*Information provided:*
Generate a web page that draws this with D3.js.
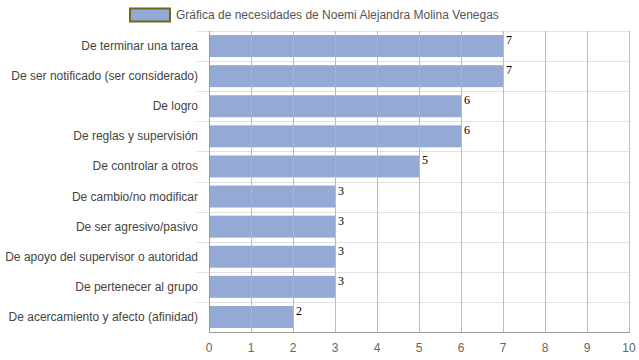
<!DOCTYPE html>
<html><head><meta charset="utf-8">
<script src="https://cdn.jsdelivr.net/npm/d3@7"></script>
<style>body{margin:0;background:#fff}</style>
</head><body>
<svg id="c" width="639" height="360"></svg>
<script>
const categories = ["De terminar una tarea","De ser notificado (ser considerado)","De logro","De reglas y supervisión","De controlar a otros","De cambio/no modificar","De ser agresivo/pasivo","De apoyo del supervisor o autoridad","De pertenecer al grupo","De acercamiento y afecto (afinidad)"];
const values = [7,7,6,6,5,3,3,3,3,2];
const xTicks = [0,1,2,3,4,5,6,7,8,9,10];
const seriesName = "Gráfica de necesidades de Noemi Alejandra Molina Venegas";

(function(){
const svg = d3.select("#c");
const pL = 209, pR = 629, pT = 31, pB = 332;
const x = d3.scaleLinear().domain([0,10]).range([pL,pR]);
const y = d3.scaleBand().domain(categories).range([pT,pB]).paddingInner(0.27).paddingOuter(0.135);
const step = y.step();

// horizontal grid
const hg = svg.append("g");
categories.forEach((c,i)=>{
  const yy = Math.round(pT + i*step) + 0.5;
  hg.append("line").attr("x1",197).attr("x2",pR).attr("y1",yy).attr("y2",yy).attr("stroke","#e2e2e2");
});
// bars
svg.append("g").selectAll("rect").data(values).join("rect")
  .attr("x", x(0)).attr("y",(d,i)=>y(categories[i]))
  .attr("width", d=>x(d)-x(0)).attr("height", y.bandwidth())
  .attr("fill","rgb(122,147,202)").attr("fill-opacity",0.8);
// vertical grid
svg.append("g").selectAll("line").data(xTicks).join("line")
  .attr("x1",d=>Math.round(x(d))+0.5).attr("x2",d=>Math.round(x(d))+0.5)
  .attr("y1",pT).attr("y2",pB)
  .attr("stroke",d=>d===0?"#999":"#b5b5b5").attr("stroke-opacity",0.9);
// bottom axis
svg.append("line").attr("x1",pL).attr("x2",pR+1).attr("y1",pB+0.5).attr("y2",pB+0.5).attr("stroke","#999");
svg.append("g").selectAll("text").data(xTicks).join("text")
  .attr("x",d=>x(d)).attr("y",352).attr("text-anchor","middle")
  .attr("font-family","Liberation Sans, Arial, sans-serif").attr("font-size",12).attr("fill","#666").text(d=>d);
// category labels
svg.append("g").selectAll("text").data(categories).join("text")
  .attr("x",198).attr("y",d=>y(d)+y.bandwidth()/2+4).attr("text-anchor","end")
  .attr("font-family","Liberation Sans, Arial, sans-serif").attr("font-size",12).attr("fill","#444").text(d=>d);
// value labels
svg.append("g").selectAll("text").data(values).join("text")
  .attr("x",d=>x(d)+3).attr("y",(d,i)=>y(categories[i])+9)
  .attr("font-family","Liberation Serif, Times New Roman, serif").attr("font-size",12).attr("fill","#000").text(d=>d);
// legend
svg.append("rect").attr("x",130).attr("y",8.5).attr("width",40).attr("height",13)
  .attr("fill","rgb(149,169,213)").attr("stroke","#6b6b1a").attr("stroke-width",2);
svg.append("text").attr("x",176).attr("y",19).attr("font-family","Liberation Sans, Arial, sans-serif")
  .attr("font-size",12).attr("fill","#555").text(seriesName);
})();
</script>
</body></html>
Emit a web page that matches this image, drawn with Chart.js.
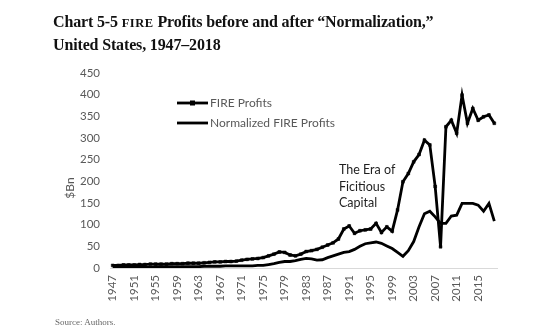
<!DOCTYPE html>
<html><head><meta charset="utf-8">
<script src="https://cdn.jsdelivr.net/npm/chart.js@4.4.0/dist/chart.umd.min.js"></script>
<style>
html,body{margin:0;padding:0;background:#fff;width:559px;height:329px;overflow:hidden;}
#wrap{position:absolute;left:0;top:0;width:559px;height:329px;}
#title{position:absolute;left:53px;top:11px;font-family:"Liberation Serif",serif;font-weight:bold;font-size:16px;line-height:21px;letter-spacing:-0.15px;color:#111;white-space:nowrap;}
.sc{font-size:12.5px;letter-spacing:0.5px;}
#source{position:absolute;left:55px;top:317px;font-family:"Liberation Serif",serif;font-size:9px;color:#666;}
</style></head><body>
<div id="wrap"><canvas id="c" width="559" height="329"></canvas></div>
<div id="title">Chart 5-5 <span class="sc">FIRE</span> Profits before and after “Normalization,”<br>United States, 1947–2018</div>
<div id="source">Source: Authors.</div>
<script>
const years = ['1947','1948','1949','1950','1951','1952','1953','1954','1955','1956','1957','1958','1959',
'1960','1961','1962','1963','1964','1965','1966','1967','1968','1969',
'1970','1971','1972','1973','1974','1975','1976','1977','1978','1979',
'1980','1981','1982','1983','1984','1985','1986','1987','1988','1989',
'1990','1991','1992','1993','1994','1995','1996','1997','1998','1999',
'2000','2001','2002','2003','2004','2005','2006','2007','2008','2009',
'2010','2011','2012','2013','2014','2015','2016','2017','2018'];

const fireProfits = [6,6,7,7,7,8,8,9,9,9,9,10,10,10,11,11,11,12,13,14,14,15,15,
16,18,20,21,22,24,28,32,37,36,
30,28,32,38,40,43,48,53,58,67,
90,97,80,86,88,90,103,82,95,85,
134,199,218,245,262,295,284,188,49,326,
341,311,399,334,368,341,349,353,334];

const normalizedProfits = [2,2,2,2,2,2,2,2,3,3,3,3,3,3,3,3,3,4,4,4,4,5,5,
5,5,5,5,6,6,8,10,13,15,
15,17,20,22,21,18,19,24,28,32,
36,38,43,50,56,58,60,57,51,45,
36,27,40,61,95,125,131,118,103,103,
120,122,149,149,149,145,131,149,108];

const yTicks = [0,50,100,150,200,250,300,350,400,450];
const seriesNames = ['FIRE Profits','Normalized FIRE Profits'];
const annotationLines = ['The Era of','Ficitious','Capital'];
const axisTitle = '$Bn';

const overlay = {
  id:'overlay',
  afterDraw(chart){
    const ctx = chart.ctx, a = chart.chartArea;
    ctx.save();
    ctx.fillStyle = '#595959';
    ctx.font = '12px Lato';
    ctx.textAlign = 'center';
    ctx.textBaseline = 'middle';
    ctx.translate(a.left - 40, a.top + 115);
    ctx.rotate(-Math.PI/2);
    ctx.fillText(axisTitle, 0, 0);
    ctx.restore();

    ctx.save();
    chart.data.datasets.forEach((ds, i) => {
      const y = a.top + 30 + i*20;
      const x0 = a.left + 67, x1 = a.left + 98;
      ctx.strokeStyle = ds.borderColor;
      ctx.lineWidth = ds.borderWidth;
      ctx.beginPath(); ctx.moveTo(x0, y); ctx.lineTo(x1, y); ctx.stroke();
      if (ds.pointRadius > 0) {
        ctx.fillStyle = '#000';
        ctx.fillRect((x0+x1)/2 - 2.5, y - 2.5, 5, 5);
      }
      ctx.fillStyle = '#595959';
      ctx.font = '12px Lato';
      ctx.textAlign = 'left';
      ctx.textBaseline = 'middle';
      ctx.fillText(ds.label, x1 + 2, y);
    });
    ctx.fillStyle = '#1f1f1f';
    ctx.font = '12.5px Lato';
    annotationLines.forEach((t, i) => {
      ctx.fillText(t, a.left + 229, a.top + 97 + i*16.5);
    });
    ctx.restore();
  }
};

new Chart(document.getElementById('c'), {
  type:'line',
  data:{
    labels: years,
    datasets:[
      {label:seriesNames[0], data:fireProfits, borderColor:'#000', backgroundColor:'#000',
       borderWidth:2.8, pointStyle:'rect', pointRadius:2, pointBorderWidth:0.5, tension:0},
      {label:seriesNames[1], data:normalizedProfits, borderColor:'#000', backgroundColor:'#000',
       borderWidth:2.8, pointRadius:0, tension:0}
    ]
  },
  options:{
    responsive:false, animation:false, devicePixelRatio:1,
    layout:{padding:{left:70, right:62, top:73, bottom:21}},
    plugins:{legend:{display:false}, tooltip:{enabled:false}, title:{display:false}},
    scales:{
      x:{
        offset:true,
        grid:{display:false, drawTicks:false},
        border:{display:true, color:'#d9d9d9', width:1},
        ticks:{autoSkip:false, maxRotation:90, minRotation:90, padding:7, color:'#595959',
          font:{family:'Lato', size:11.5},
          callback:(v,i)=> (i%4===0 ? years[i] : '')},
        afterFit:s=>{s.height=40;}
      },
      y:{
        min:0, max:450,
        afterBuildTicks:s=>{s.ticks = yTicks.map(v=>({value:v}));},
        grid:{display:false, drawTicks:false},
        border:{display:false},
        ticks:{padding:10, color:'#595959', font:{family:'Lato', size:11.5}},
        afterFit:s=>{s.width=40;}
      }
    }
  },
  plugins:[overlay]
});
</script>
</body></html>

--

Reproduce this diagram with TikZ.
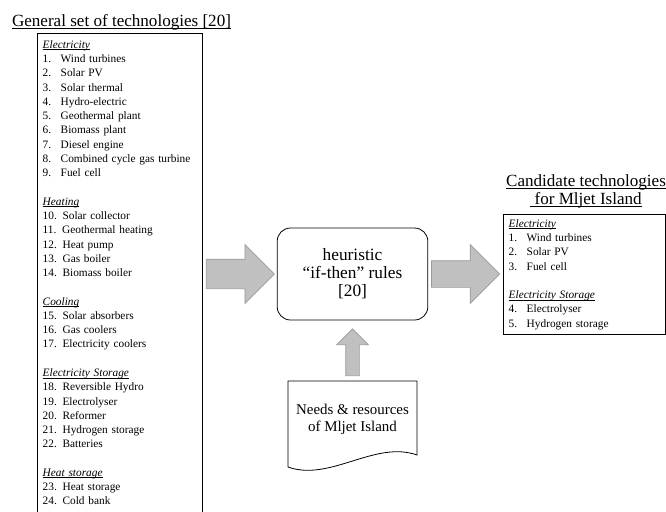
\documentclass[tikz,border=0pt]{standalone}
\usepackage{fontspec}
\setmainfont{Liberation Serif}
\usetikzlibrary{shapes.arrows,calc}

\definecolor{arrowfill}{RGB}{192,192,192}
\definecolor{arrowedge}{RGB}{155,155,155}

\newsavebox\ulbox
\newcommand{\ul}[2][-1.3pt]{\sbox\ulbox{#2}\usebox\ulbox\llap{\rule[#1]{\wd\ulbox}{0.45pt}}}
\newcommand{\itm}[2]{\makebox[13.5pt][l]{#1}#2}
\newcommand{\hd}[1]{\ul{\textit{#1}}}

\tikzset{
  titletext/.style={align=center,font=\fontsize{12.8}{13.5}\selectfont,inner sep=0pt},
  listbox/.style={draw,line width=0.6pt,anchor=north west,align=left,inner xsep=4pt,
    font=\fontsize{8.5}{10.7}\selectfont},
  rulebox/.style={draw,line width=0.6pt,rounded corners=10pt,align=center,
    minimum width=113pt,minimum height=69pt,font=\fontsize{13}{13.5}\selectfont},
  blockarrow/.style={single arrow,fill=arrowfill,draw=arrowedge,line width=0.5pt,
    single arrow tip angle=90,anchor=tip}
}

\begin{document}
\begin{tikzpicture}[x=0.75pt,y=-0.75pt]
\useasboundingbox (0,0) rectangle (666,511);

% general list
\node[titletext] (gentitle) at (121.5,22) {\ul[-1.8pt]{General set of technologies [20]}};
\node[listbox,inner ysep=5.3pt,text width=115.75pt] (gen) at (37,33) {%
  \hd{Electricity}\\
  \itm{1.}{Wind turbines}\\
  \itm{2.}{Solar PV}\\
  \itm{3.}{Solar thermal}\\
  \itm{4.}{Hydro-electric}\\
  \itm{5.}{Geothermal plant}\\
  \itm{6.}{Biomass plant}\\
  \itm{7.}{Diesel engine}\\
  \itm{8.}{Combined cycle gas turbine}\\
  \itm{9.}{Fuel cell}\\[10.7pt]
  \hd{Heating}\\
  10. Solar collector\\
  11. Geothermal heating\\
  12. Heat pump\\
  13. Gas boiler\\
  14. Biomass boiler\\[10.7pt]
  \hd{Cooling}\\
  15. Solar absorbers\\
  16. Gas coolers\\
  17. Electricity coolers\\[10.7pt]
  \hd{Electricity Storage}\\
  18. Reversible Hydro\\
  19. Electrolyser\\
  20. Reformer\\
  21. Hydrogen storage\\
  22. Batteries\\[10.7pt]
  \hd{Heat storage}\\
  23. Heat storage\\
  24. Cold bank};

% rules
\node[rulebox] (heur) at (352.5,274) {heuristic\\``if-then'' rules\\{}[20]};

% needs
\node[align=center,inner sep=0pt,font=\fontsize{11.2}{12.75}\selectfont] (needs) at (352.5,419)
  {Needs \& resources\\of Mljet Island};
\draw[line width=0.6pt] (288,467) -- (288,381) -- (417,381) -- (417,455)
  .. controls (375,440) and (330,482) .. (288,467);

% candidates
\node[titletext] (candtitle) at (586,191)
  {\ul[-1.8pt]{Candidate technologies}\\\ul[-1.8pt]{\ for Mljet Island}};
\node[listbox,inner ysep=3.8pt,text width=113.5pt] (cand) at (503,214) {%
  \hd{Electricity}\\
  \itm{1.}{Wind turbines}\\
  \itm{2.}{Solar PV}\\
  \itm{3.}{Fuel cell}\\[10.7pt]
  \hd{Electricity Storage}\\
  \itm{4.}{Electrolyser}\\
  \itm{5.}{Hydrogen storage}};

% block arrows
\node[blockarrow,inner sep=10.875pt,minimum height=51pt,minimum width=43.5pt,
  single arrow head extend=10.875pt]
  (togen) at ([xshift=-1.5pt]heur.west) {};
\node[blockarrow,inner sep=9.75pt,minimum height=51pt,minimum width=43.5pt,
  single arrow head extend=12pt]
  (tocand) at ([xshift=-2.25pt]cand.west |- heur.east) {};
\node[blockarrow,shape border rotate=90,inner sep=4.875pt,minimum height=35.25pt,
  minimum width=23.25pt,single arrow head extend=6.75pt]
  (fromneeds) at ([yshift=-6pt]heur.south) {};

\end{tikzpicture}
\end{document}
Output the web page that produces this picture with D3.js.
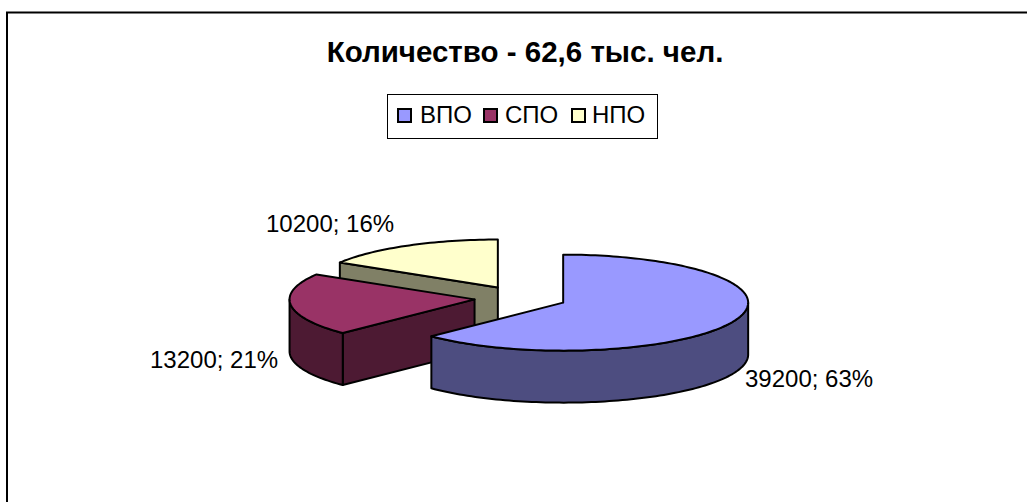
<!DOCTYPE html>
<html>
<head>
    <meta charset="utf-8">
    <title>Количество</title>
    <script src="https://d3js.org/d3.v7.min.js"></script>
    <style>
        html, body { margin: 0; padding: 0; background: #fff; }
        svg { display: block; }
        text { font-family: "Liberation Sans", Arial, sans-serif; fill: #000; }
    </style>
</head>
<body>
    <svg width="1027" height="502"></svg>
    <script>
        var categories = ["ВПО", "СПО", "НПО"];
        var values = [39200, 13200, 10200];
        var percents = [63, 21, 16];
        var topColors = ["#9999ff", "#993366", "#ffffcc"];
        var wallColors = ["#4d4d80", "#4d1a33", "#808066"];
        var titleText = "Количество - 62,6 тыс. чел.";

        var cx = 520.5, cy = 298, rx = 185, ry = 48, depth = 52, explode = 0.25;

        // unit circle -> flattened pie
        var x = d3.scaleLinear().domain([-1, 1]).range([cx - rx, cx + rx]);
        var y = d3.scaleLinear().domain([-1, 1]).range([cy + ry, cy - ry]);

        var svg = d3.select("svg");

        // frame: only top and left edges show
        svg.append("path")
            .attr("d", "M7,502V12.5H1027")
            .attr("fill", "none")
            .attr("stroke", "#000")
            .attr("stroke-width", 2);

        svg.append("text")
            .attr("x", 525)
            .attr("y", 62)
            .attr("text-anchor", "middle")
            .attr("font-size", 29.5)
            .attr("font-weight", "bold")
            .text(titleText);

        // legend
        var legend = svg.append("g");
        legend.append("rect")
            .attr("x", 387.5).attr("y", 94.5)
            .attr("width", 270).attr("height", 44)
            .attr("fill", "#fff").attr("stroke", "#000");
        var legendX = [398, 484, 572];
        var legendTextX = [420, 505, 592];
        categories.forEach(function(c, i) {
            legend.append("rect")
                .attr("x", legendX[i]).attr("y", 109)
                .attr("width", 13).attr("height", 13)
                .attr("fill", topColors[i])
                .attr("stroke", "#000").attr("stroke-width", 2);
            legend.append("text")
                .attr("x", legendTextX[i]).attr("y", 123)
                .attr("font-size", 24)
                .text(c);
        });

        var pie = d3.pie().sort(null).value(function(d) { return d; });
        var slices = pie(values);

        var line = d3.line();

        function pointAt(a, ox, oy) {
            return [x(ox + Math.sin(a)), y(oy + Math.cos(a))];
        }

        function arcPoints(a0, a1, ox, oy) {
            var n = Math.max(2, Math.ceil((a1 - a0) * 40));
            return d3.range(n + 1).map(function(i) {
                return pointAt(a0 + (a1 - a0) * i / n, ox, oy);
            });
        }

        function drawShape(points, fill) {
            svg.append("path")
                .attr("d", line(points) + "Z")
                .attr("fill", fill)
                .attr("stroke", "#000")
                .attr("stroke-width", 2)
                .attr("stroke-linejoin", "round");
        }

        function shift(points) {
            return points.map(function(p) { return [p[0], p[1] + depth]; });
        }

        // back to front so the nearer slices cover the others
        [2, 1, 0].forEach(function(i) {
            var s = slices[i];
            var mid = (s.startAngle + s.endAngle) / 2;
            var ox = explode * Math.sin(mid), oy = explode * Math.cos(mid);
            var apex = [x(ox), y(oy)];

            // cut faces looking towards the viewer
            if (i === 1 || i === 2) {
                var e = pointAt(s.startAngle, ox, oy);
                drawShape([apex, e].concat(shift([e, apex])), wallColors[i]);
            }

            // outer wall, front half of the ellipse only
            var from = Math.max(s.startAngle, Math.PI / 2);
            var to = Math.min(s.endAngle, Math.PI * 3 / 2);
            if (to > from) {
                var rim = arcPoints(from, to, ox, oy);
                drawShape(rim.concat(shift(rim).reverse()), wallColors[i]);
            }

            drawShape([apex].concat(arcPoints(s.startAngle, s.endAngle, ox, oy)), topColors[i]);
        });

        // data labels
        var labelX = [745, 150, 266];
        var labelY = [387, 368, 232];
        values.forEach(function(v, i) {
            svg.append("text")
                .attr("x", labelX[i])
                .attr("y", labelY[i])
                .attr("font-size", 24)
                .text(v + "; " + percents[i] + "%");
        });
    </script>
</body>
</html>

*Task prompt:*
Drop the images and output only the lines from the one that contains "Reproduce this diagram with TikZ." to the one that contains "(0,0) rectangle (666,511);", both included.

*Response to this task:*
Reproduce this diagram with TikZ.
\documentclass[tikz,border=0pt]{standalone}
\usepackage{fontspec}
\setmainfont{Liberation Serif}
\usetikzlibrary{shapes.arrows,calc}

\definecolor{arrowfill}{RGB}{192,192,192}
\definecolor{arrowedge}{RGB}{155,155,155}

\newsavebox\ulbox
\newcommand{\ul}[2][-1.3pt]{\sbox\ulbox{#2}\usebox\ulbox\llap{\rule[#1]{\wd\ulbox}{0.45pt}}}
\newcommand{\itm}[2]{\makebox[13.5pt][l]{#1}#2}
\newcommand{\hd}[1]{\ul{\textit{#1}}}

\tikzset{
  titletext/.style={align=center,font=\fontsize{12.8}{13.5}\selectfont,inner sep=0pt},
  listbox/.style={draw,line width=0.6pt,anchor=north west,align=left,inner xsep=4pt,
    font=\fontsize{8.5}{10.7}\selectfont},
  rulebox/.style={draw,line width=0.6pt,rounded corners=10pt,align=center,
    minimum width=113pt,minimum height=69pt,font=\fontsize{13}{13.5}\selectfont},
  blockarrow/.style={single arrow,fill=arrowfill,draw=arrowedge,line width=0.5pt,
    single arrow tip angle=90,anchor=tip}
}

\begin{document}
\begin{tikzpicture}[x=0.75pt,y=-0.75pt]
\useasboundingbox (0,0) rectangle (666,511);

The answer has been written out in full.